Abstract

Three-dimensional Direct Numerical Simulation (DNS) on the nonlinear dynamics and a route to chaos in a rotating fluid subjected to lateral heating is presented here and discussed in the context of laboratory experiments in the baroclinic annulus. Following two previous preliminary studies by Maubert and Randriamampianina, the fluid used is air rather than a liquid as used in all other previous work. This study investigated a bifurcation sequence from the axisymmetric flow to a number of complex flows. The transition sequence, on increase of the rotation rate, from the axisymmetric solution via a steady, fully-developed baroclinic wave to chaotic flow followed a variant of the classical quasi-periodic bifurcation route, starting with a subcritical Hopf and associated saddle-node bifurcation.
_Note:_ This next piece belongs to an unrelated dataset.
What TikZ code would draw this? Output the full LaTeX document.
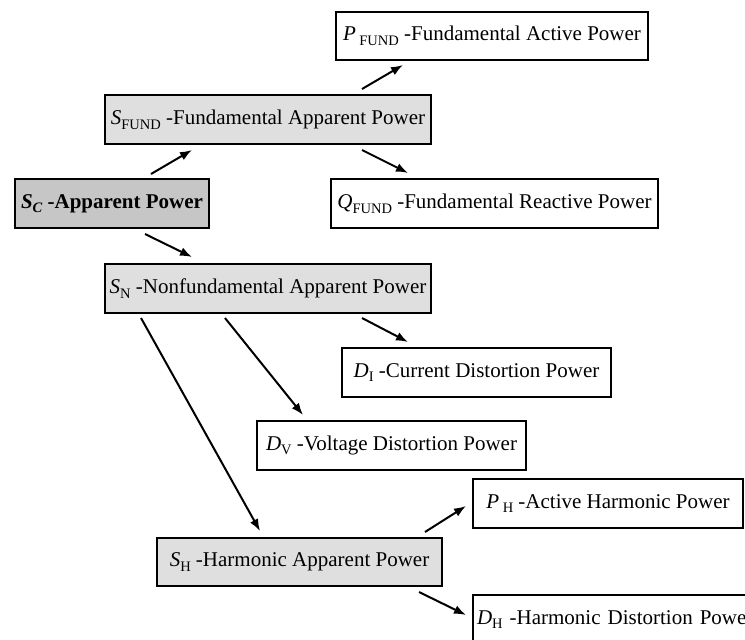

This was followed by a sequence of two supercritical Hopf-type bifurcations, first to an amplitude vacillation, then to a three-frequency quasi-periodic modulated amplitude vacillation (MAV), and finally to a chaotic MAV\@. In the context of the baroclinic annulus this sequence is unusual as the vacillation is usually found on decrease of the rotation rate from the steady wave flow. Further transitions of a steady wave with a higher wave number pointed to the possibility that a barotropic instability of the side wall boundary layers and the subsequent breakdown of these barotropic vortices may play a role in the transition to structural vacillation and, ultimately, geostrophic turbulence.